Coq au Vin
Ingredients:
- 1 whole chicken, cut into pieces
- 4 tablespoons butter
- 4 slices bacon, diced
- 1 onion, chopped
- 2 cloves garlic, minced
- 1/4 cup brandy or cognac
- 1 bottle red wine
- 1 cup chicken broth
- 2 tablespoons tomato paste
- 1 teaspoon dried thyme
- 1 bay leaf
- Salt and pepper, to taste
- 2 tablespoons all-purpose flour
- Fresh parsley, chopped (for garnish)
Instructions:
- In a large pot or dutch oven, melt butter over medium heat.
- Place chicken pieces in the pot and cook until browned on all sides. Remove chicken from pot and set aside.
- In the same pot, add bacon and cook until crispy.
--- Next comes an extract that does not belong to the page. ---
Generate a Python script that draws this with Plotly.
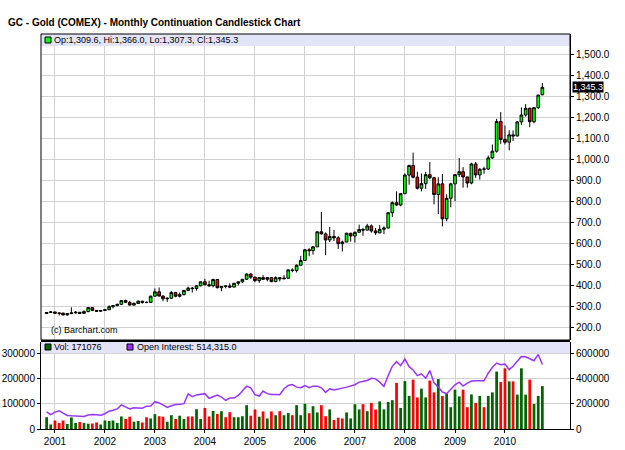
import plotly.graph_objects as go
import pandas as pd

# ---------------- data ----------------
months = pd.date_range("2000-11-01", "2010-10-01", freq="MS").strftime("%Y-%m-%d").tolist()

opens = [264.5, 269.5, 272.0, 265.5, 266.5, 258.0, 264.0, 267.5, 270.5, 265.5, 273.5, 293.0,
         279.5, 275.5, 279.0, 282.5, 297.0, 302.0, 308.5, 326.5, 318.0, 305.0, 312.5, 323.5,
         317.0, 317.5, 347.5, 368.0, 348.0, 335.0, 337.5, 364.5, 347.0, 355.0, 375.0, 386.0,
         384.0, 397.0, 416.0, 402.0, 397.0, 427.0, 388.0, 394.0, 396.0, 391.0, 409.0, 416.0,
         428.0, 453.0, 438.0, 422.0, 436.0, 428.0, 436.0, 417.0, 436.0, 430.0, 433.0, 473.0,
         470.0, 495.0, 518.0, 569.0, 565.0, 583.0, 655.0, 645.0, 616.0, 633.0, 626.0, 598.0,
         606.0, 648.0, 635.0, 653.0, 666.0, 663.0, 683.0, 659.0, 650.0, 667.0, 673.0, 746.0,
         794.0, 783.0, 837.0, 926.0, 972.0, 916.0, 863.0, 885.0, 928.0, 913.0, 833.0, 884.0,
         717.0, 815.0, 884.0, 928.0, 942.0, 917.0, 888.0, 979.0, 927.0, 954.0, 955.0, 1008.0,
         1040.0, 1182.0, 1096.0, 1083.0, 1118.0, 1113.0, 1180.0, 1213.0, 1245.0, 1181.0, 1248.0, 1309.6]
highs = [270.5, 276.0, 273.0, 268.5, 268.5, 266.5, 294.0, 276.5, 272.0, 279.5, 295.0, 293.5,
         281.0, 281.5, 285.5, 304.0, 304.5, 311.5, 328.0, 331.0, 325.0, 318.0, 327.0, 325.0,
         322.5, 350.0, 384.0, 389.0, 352.0, 341.0, 372.0, 368.5, 365.0, 377.0, 393.0, 392.0,
         400.0, 418.0, 430.0, 421.0, 431.0, 428.0, 396.0, 399.0, 409.0, 411.0, 417.0, 429.0,
         456.0, 457.0, 441.0, 438.0, 448.0, 438.0, 436.0, 442.0, 438.0, 448.0, 475.0, 481.0,
         499.0, 540.0, 572.0, 577.0, 587.0, 656.0, 750.0, 652.0, 678.0, 664.0, 634.0, 613.0,
         651.0, 650.0, 655.0, 689.0, 674.0, 693.0, 690.0, 673.0, 687.0, 681.0, 748.0, 800.0,
         848.0, 840.0, 934.0, 975.0, 1033.0, 942.0, 933.0, 941.0, 988.0, 918.0, 916.0, 931.0,
         834.0, 889.0, 930.0, 1007.0, 964.0, 918.0, 985.0, 989.0, 959.0, 966.0, 1019.0, 1072.0,
         1195.0, 1227.0, 1163.0, 1140.0, 1139.0, 1184.0, 1249.0, 1265.0, 1248.0, 1250.0, 1311.0, 1366.0]
lows = [263.0, 268.0, 262.5, 255.5, 255.5, 254.5, 263.5, 264.0, 263.5, 265.0, 271.0, 276.0,
        272.0, 271.5, 276.5, 282.0, 289.0, 299.5, 306.0, 316.0, 302.5, 301.5, 311.0, 311.5,
        314.0, 317.0, 345.0, 346.0, 323.0, 320.0, 336.0, 342.0, 341.0, 351.0, 371.0, 365.0,
        374.0, 394.0, 399.0, 393.0, 390.0, 384.0, 371.0, 385.0, 386.0, 389.0, 399.0, 411.0,
        426.0, 430.0, 414.0, 411.0, 424.0, 418.0, 414.0, 414.0, 418.0, 428.0, 431.0, 462.0,
        461.0, 492.0, 518.0, 538.0, 546.0, 583.0, 642.0, 543.0, 606.0, 611.0, 573.0, 561.0,
        606.0, 608.0, 603.0, 650.0, 636.0, 662.0, 651.0, 640.0, 648.0, 644.0, 672.0, 726.0,
        778.0, 777.0, 835.0, 880.0, 910.0, 857.0, 848.0, 860.0, 906.0, 786.0, 740.0, 681.0,
        705.0, 772.0, 801.0, 917.0, 866.0, 866.0, 882.0, 913.0, 904.0, 932.0, 950.0, 1003.0,
        1033.0, 1075.0, 1072.0, 1044.0, 1089.0, 1110.0, 1166.0, 1205.0, 1155.0, 1173.0, 1242.0, 1307.3]
closes = [269.5, 272.0, 265.5, 266.5, 258.0, 264.0, 267.5, 270.5, 265.5, 273.5, 293.0, 279.5,
          275.5, 279.0, 282.5, 297.0, 302.0, 308.5, 326.5, 318.0, 305.0, 312.5, 323.5, 317.0,
          317.5, 347.5, 368.0, 348.0, 335.0, 337.5, 364.5, 347.0, 355.0, 375.0, 386.0, 384.0,
          397.0, 416.0, 402.0, 397.0, 427.0, 388.0, 394.0, 396.0, 391.0, 409.0, 416.0, 428.0,
          453.0, 438.0, 422.0, 436.0, 428.0, 436.0, 417.0, 436.0, 430.0, 433.0, 473.0, 470.0,
          495.0, 518.0, 569.0, 565.0, 583.0, 655.0, 645.0, 616.0, 633.0, 626.0, 598.0, 606.0,
          648.0, 635.0, 653.0, 666.0, 663.0, 683.0, 659.0, 650.0, 667.0, 673.0, 746.0, 794.0,
          783.0, 837.0, 926.0, 972.0, 916.0, 863.0, 885.0, 928.0, 913.0, 833.0, 884.0, 717.0,
          815.0, 884.0, 928.0, 942.0, 917.0, 888.0, 979.0, 927.0, 954.0, 955.0, 1008.0, 1040.0,
          1182.0, 1096.0, 1083.0, 1118.0, 1113.0, 1180.0, 1213.0, 1245.0, 1181.0, 1248.0, 1308.0, 1345.3]

# monthly volume (thousands of contracts)
volume = [47, 18, 34, 24, 34, 20, 46, 24, 28, 24, 21, 22, 26, 18, 34, 32, 34, 24, 50, 40,
          49, 29, 32, 26, 47, 42, 59, 51, 49, 29, 55, 40, 53, 40, 50, 50, 79, 40, 84, 50,
          72, 60, 71, 47, 67, 47, 47, 51, 95, 53, 78, 49, 70, 42, 70, 55, 71, 55, 64, 55,
          95, 55, 101, 63, 91, 66, 95, 51, 78, 36, 45, 42, 66, 42, 99, 78, 99, 71, 104, 78,
          110, 78, 108, 115, 184, 84, 191, 132, 197, 126, 161, 126, 193, 146, 199, 132, 141, 87, 157, 130,
          157, 87, 138, 104, 132, 87, 132, 146, 229, 187, 242, 190, 190, 137, 242, 137, 197, 100, 132, 171.076]
# volume bar colour: g = green, r = red
volume_dir = list("ggrrr" "gggrg" "grrgg" "ggggr" "rggrr" "ggrrg" "grggr" "rggrr" "gr"
                  "grrgg" "ggrrg" "rgrgr" "ggrgg" "grggr" "rgrrr" "ggggr" "grrgg" "gg"
                  "rgggr" "rggrr" "grggg" "grrgr" "grggg" "rrgrg" "ggrgg" "g")
# open interest (thousands of contracts)
open_interest = [137, 115, 135, 145, 126, 108, 105, 105, 103, 100, 112, 116, 113, 110, 122, 142, 150, 160, 192, 178,
                 160, 170, 168, 166, 182, 184, 218, 208, 192, 172, 185, 195, 197, 202, 280, 258, 272, 279, 282, 245,
                 260, 270, 255, 229, 247, 247, 268, 303, 342, 329, 274, 263, 303, 282, 276, 276, 274, 321, 347, 355,
                 334, 329, 347, 329, 342, 342, 329, 292, 321, 311, 316, 326, 334, 342, 353, 374, 382, 387, 405, 400,
                 374, 340, 426, 500, 537, 505, 558, 497, 471, 426, 440, 405, 466, 368, 334, 295, 282, 321, 353, 374,
                 342, 366, 382, 384, 387, 384, 445, 492, 526, 513, 518, 474, 500, 545, 579, 576, 558, 545, 595, 514.315]

price_ticks = list(range(200, 1600, 100))
year_ticks = [f"{y}-01-01" for y in range(2001, 2011)]
year_labels = [str(y) for y in range(2001, 2011)]
vol_ticks = [0, 100000, 200000, 300000]
oi_ticks = [0, 200000, 400000, 600000]

title = "GC - Gold (COMEX) - Monthly Continuation Candlestick Chart"
price_legend = "Op:1,309.6, Hi:1,366.0, Lo:1,307.3, Cl:1,345.3"
vol_legend = "Vol: 171076"
oi_legend = "Open Interest: 514,315.0"
last_close = closes[-1]

# ---------------- geometry helpers (pixels -> paper) ----------------
W, H = 625, 450
L, R, T, B = 41, 55, 34, 21
PW, PH = W - L - R, H - T - B


def px(x):
    return (x - L) / PW


def py(y):
    return (H - B - y) / PH


FONT = "Liberation Sans, Arial, sans-serif"
GRID = "#d2d2d2"
BAND = "#e4e4f8"

price_dom = [py(340), 1]
vol_dom = [0, py(342)]

fig = go.Figure()

fig.add_trace(go.Candlestick(
    x=months, open=opens, high=highs, low=lows, close=closes,
    increasing=dict(line=dict(color="black", width=1), fillcolor="#00ff00"),
    decreasing=dict(line=dict(color="black", width=1), fillcolor="#ff0000"),
    whiskerwidth=0, xaxis="x", yaxis="y", showlegend=False, hoverinfo="skip"))

vol_colors = ["#006400" if d == "g" else "#ff0000" for d in volume_dir]
fig.add_trace(go.Bar(
    x=months, y=[v * 1000 for v in volume], marker=dict(color=vol_colors, line=dict(width=0)),
    width=20 * 86400000, xaxis="x2", yaxis="y2", showlegend=False, hoverinfo="skip"))

fig.add_trace(go.Scatter(
    x=months, y=[v * 1000 for v in open_interest], mode="lines",
    line=dict(color="#9933ff", width=1.5), xaxis="x2", yaxis="y3",
    showlegend=False, hoverinfo="skip"))

xrange = ["2000-09-21", "2011-04-21"]
axfont = dict(family=FONT, size=10, color="black")

fig.update_layout(
    width=W, height=H, margin=dict(l=L, r=R, t=T, b=B, autoexpand=False),
    paper_bgcolor="white", plot_bgcolor="white",
    boxgap=0.0,
    xaxis=dict(domain=[0, 1], anchor="y", type="date", range=xrange, automargin=False,
               tickvals=year_ticks, showticklabels=False, showgrid=True,
               gridcolor=GRID, gridwidth=1, zeroline=False, rangeslider=dict(visible=False),
               ticks=""),
    yaxis=dict(domain=price_dom, anchor="x", side="right", range=[138, 1600], automargin=False,
               tickvals=price_ticks, ticktext=[f"{v:,.1f}" for v in price_ticks],
               showgrid=True, gridcolor=GRID, zeroline=False, ticks="outside",
               ticklen=3, tickcolor="black", showline=True, linecolor="black",
               tickfont=axfont),
    xaxis2=dict(domain=[0, 1], anchor="y2", type="date", range=xrange, matches="x",
                automargin=False,
                tickvals=year_ticks, ticktext=year_labels, showgrid=True, gridcolor=GRID,
                ticks="outside", ticklen=3, tickcolor="black", showline=True,
                linecolor="black", zeroline=False, tickfont=axfont),
    yaxis2=dict(domain=vol_dom, anchor="x2", side="left", range=[0, 347000], automargin=False,
                tickvals=vol_ticks, ticktext=[str(v) for v in vol_ticks],
                showgrid=True, gridcolor=GRID, zeroline=False, ticks="outside",
                ticklen=3, tickcolor="black", showline=True, linecolor="black",
                tickfont=axfont),
    yaxis3=dict(overlaying="y2", anchor="x2", side="right", range=[0, 694000], automargin=False,
                tickvals=oi_ticks, ticktext=[str(v) for v in oi_ticks],
                showgrid=False, zeroline=False, ticks="outside", ticklen=3,
                tickcolor="black", showline=True, linecolor="black", tickfont=axfont),
)

shapes = []
# legend bands
shapes.append(dict(type="rect", xref="paper", yref="paper", x0=0, x1=1, y0=py(46), y1=1,
                   fillcolor=BAND, line=dict(width=0), layer="above"))
shapes.append(dict(type="rect", xref="paper", yref="paper", x0=0, x1=1, y0=py(353), y1=py(342),
                   fillcolor=BAND, line=dict(width=0), layer="above"))
# price frame
shapes.append(dict(type="rect", xref="paper", yref="paper", x0=0, x1=1, y0=price_dom[0], y1=1,
                   line=dict(color="black", width=1), fillcolor="rgba(0,0,0,0)", layer="above"))
# thick separator
shapes.append(dict(type="line", xref="paper", yref="paper", x0=0, x1=1, y0=py(341), y1=py(341),
                   line=dict(color="black", width=2), layer="above"))
# legend squares
shapes.append(dict(type="rect", xref="paper", yref="paper", x0=px(45), x1=px(51), y0=py(43), y1=py(37),
                   fillcolor="#00ff00", line=dict(color="black", width=1), layer="above"))
shapes.append(dict(type="rect", xref="paper", yref="paper", x0=px(45), x1=px(51), y0=py(350), y1=py(344),
                   fillcolor="#006400", line=dict(color="black", width=1), layer="above"))
shapes.append(dict(type="rect", xref="paper", yref="paper", x0=px(127), x1=px(133), y0=py(350), y1=py(344),
                   fillcolor="#9933ff", line=dict(color="black", width=1), layer="above"))
fig.update_layout(shapes=shapes)

ann = []
ann.append(dict(text=f"<b>{title}</b>", xref="paper", yref="paper", x=px(6), y=py(22),
                xanchor="left", yanchor="middle", showarrow=False,
                font=dict(family=FONT, size=10, color="black")))
small = dict(family=FONT, size=9, color="black")
ann.append(dict(text=price_legend, xref="paper", yref="paper", x=px(52), y=py(40),
                xanchor="left", yanchor="middle", showarrow=False, font=small))
ann.append(dict(text=vol_legend, xref="paper", yref="paper", x=px(52), y=py(347),
                xanchor="left", yanchor="middle", showarrow=False, font=small))
ann.append(dict(text=oi_legend, xref="paper", yref="paper", x=px(135), y=py(347),
                xanchor="left", yanchor="middle", showarrow=False, font=small))
ann.append(dict(text="(c) Barchart.com", xref="paper", yref="paper", x=px(49), y=py(330),
                xanchor="left", yanchor="middle", showarrow=False, font=small))
ann.append(dict(text=f"{last_close:,.1f}", xref="paper", yref="y", x=px(572), y=last_close,
                xanchor="left", yanchor="middle", showarrow=False, bgcolor="black",
                borderpad=0, font=dict(family=FONT, size=9, color="white")))
fig.update_layout(annotations=ann)

fig.write_html("out.html")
Remove bacon and set aside, leaving the fat in the pot.
- In the same pot, add onion and garlic and cook until softened.
- Add brandy or cognac to the pot and let cook for a minute.
- Slowly pour in the red wine, chicken broth, tomato paste, thyme, and bay leaf. Return the chicken and bacon to the pot and bring to a simmer.
- Cover the pot and let the chicken cook for 45 minutes to an hour, or until it is fully cooked and tender.
- In a small bowl, mix together flour and enough water to make a paste. Stir this mixture into the pot to thicken the sauce. Let simmer for an additional 10 minutes.